Pedophile Population Surges in Britain As Government Demands Google, Facebook Tackle Online Child Abuse

Britain's home secretary says faster internet speeds, encryption and the dark web allowed abusers to operate more easily. REUTERS/Kacper Pempel/Illustration

Britain's Home Secretary Sajid Javid has called on tech firms to tackle online child abuse as he outlined how a staggering 80,000 people in the U.K. pose a sexual threat to children.

Speaking on Monday, Javid said it was his "personal mission" to tackle child abuse and said that companies like Facebook and Google needed to play their part. "Keeping our children safe will be my mission as home secretary," he told the audience at the National Society for the Prevention of Cruelty to Children (NSPCC).

Referrals of child abuse images to the National Crime Agency (NCA) have increased seven-fold in the last five years, according to its new figures.

Britain's Secretary of State for the Home Department, Sajid Javid, makes a speech in central London, Britain, June 4, 2018. On September 3, he called on tech companies to help tackle online child abuse. REUTERS/Toby Melville/File Photo.

Separate figures show police in England and Wales recorded about 23 child sexual offenses involving the internet every day in 2017/18, which is an increase of nearly 50 percent from about 15 a day the previous year.

Faster internet speeds, encryption and the dark web allowed abusers to operate more easily and normalize their behavior, the home secretary said, meaning that web giants were key to ensure the safety of children, "Because in my view, they are a long way from where they need to be.

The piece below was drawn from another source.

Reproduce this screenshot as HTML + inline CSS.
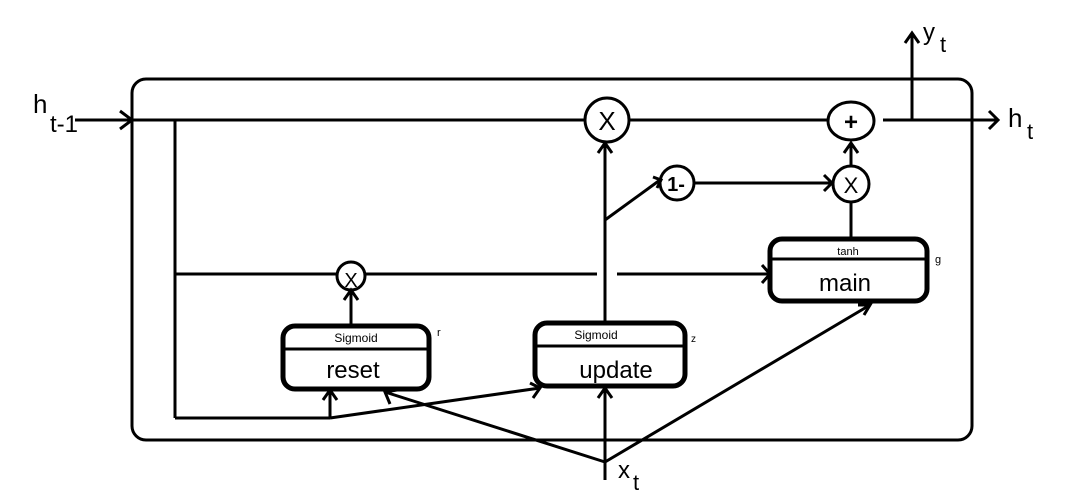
<!DOCTYPE html>
<html><head><meta charset="utf-8"><style>html,body{margin:0;padding:0;background:#fff}svg{display:block}</style></head>
<body>
<svg width="1067" height="490" viewBox="0 0 1067 490" xmlns="http://www.w3.org/2000/svg" font-family="Liberation Sans, sans-serif" fill="none" stroke="#000" stroke-width="3" stroke-linecap="butt">
<rect x="132" y="79" width="840" height="361" rx="14"/>
<!-- top line -->
<line x1="75" y1="120" x2="585" y2="120"/>
<polyline points="120,111 132,120 120,129"/>
<circle cx="607" cy="120" r="22"/>
<line x1="630" y1="120" x2="828" y2="120"/>
<ellipse cx="851" cy="121" rx="23" ry="19"/>
<line x1="883" y1="120" x2="998" y2="120"/>
<polyline points="989,111 998,120 989,129"/>
<line x1="912" y1="120" x2="912" y2="33"/>
<polyline points="905,43 912,33 919,43"/>
<!-- left vertical -->
<line x1="175" y1="120" x2="175" y2="418"/>
<line x1="175" y1="418" x2="330" y2="418"/>
<!-- middle horizontal -->
<line x1="175" y1="274" x2="337" y2="274"/>
<circle cx="351" cy="276" r="14"/>
<line x1="365" y1="274" x2="597" y2="274"/>
<line x1="617" y1="274" x2="770" y2="274"/>
<polyline points="762,265 770,274 762,283"/>
<!-- reset box -->
<rect x="283" y="326" width="146" height="63" rx="12" stroke-width="5"/>
<line x1="283" y1="349" x2="429" y2="349" stroke-width="3"/>
<line x1="351" y1="326" x2="351" y2="290"/>
<polyline points="344,300 351,290 358,300"/>
<!-- update box -->
<rect x="535" y="323" width="150" height="63" rx="12" stroke-width="5"/>
<line x1="535" y1="346" x2="685" y2="346" stroke-width="3"/>
<line x1="605" y1="323" x2="605" y2="143"/>
<polyline points="598,153 605,143 612,153"/>
<line x1="605" y1="220" x2="660" y2="180"/>
<polyline points="653,177 661,180 657,188"/>
<ellipse cx="677" cy="183" rx="17" ry="17"/>
<line x1="695" y1="183" x2="832" y2="183"/>
<polyline points="824,175 832,183 824,191"/>
<circle cx="851" cy="184" r="18"/>
<line x1="851" y1="166" x2="851" y2="143"/>
<polyline points="844,153 851,143 858,153"/>
<line x1="851" y1="238" x2="851" y2="202"/>
<!-- main box -->
<rect x="770" y="239" width="157" height="62" rx="12" stroke-width="5"/>
<line x1="770" y1="259" x2="927" y2="259" stroke-width="3"/>
<!-- bottom connections -->
<line x1="330" y1="418" x2="330" y2="390"/>
<polyline points="323,400 330,390 337,400"/>
<line x1="330" y1="418" x2="540" y2="388"/>
<polyline points="530,383 540,388 533,398"/>
<line x1="605" y1="480" x2="605" y2="388"/>
<polyline points="598,398 605,388 612,398"/>
<line x1="605" y1="462" x2="385" y2="392"/>
<polyline points="390,404 385,392 397,390"/>
<line x1="605" y1="462" x2="870" y2="305"/>
<polyline points="858,305 870,305 864,315"/>
<g fill="#000" stroke="none">
<text x="351" y="287" font-size="20" text-anchor="middle">X</text>
<text x="607" y="130" font-size="26" text-anchor="middle">X</text>
<text x="851" y="130" font-size="24" text-anchor="middle" font-weight="bold">+</text>
<text x="851" y="193" font-size="22" text-anchor="middle">X</text>
<text x="676" y="191" font-size="20" text-anchor="middle" font-weight="bold">1-</text>
<text x="356" y="342" font-size="12" text-anchor="middle">Sigmoid</text>
<text x="353" y="378" font-size="24" text-anchor="middle">reset</text>
<text x="596" y="339" font-size="12" text-anchor="middle">Sigmoid</text>
<text x="616" y="378" font-size="24" text-anchor="middle">update</text>
<text x="848" y="255" font-size="11" text-anchor="middle">tanh</text>
<text x="845" y="291" font-size="24" text-anchor="middle">main</text>
<text x="437" y="336" font-size="11">r</text>
<text x="691" y="342" font-size="10">z</text>
<text x="935" y="263" font-size="11">g</text>
<text x="33" y="113" font-size="26">h</text>
<text x="50" y="132" font-size="24">t-1</text>
<text x="1008" y="127" font-size="26">h</text>
<text x="1027" y="139" font-size="22">t</text>
<text x="923" y="40" font-size="24">y</text>
<text x="940" y="52" font-size="22">t</text>
<text x="618" y="478" font-size="24">x</text>
<text x="633" y="490" font-size="22">t</text>
</g>
</svg>
</body></html>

"Restrictions that are supposed to keep our children safe online are either not being enforced or do not meet expectations and we have overwhelming evidence that abuse continues to take place on online platforms. This is nowhere near good enough and I know that more can be done," Javid said.

He said the measures taken by Google, Facebook, Microsoft, Twitter and Apple against terrorism content online could also be replicated in tackling online abuse.

"The reality is that the threat has evolved quicker than industry's response and industry has not kept up and there are some companies that refuse to take it seriously. I am not just asking for change, I am demanding it, and the people are demanding it too.

"And if web giants do not take more measures to remove this type of content from their platforms, then I won't be afraid to take action," he said.

The British government will soon release a white paper called "Online Harms" which would outline plans to push technology companies to block child sexual abuse material as soon as it is detected, the shutting down of live-streamed child abuse and closer cooperation between online companies and police.

Susie Hargreaves, chief executive of the Internet Watch Foundation (IWF) which assesses and removes online child abuse material said in a statement that it backed the home secretary's warnings.

"Sadly, our most recent annual report showed that the severity of the images we identified were up and it appeared that offenders were becoming more sophisticated in their crime."

Javed Khan, chief executive of children's charity Barnardo's, said in a statement: "The Government must now deliver its promise to make the UK the safest place to be online by forcing online companies to ensure effective safeguards are in place to help better protect children. Any delay to acting now could put a generation of children in danger online."

In a statement to Newsweek, Abhi Chaudhuri, product manager from Google's Counter Abuse Technology, said: "Google has a zero tolerance approach to child sexual abuse material and we've invested in technology, teams and partnerships to tackle this issue over two decades.

"Today we're making available cutting-edge artificial intelligence that can dramatically improve how NGOs and other technology companies review this content at scale and protect more children. We'll continue close partnerships with the government, civil society and partners like the Internet Watch Foundation on this critical issue."

This story has been updated to include a statement from Google.